Beauty is a hard word to define. Different cultures hold on to different ideas about it. I have to ask myself truthfully, “What do I say beauty is?” My curated answer sounds smug and nun-esque, “Beauty is on the inside.” This is my go-to answer for a few reasons: One: I don’t want to sound like a smug poetry buff rattling off an Emerson poem. Two: Beauty is a big word, much more so than prettiness or attractiveness. It has deep cutting connotations of deep, deep stuff (more on that later). Three: deep down or more recently shallow, wading depth down, I have discovered inner beauty to be the stuff not of dreams but of reality. I can attest to this truthful revelation, if I can call it that, because I was smacked with a big reality-slap in the face from a truthful guy called “Marriage”.

Before I was married, I dreamt of my soon-to-be husband rolling over in the sweet, crackling light of the morn and just looking at how beautiful I was. “Good God you are stunning!
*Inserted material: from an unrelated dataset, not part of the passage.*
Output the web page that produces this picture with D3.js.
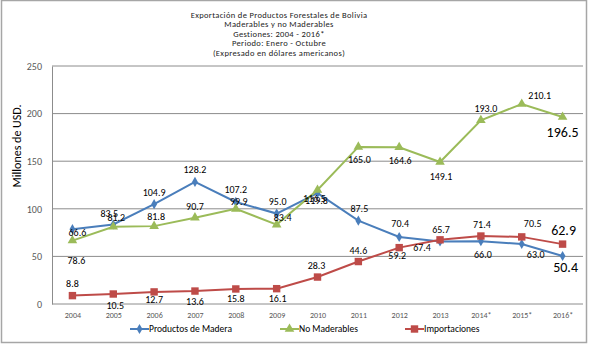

I am so lucky to be married to such a beautiful girl.” These are the kinds of things I was hoping would come out of his mouth. After a few moons of marriage, I gave up this Disney-born dream and just hoped I would get one of those “looks”. You know the ones. The look that encompasses a soul’s yearning and unbelievable satisfaction with knowing you’re their chosen partner. The look that can excite you and tell you without words that you are beautiful.

I know it sounds humorous as I’m writing this down. It almost sounds a little Derek Zoolander. I just have to say after much girl banter, this innate longing to feel beautiful and to express beauty is as important as having a job or being alive to most women. It seems to be built into us that “beauty” belongs primarily to women. In other words, we feel femininity and womanhood are measured by beauty.

In my first season of marriage I damaged my happiness. My self-talk, my specific expectations and my reliance on external cues from my husband, undermined my sense of femininity… of being wanted. I did not feel like I beheld the beauty in my marriage. In fact, I felt like a semi-failure as a woman. Because I didn’t feel like I was beautiful, a part of me felt like I was not meant to be married. Shouldn’t my husband just dote on my beauty? Isn’t that one of the big reasons I got married? It broke a piece of my heart when I felt like I couldn’t be someone’s “one true love”, which I translated to mean, “most beautiful girl he had ever seen and wanted to live happily ever after with”.

Ironically, my husband did think this in his quiet, sometimes daft (but well-meaning) way. He thought, and still thinks I am the most beautiful woman he has ever known. However, “beauty” to him was a package deal; looks, personality, heart, mind and soul—and not in that order. Time after time I have heard my male friends talk about a stunning woman who “once you got to know her… not so pretty anymore.” There is something quite self-exposing about an unpleasant personality or insecurity revealing itself in someone’s eyes, posture and general countenance.

Luckily “inner beauty” is just as revealing too. If you don’t believe it so, put on your choice kit and apply your most lovely makeup, then watch how your sense of beauty changes. You will start to admire the vision you see. See, it works in reverse too. A sense of outer beauty can change our sense of inner beauty. Inner, outer… they chat to each other. They are mates not enemies. Tolstoy was wrong. Beauty does equate to goodness because they are the same thing. I have come to believe that it’s categorically difficult to separate the notion of beauty from its inner parts. After all, how do we define a word without understanding where it came from? Perhaps Walt had it right all along.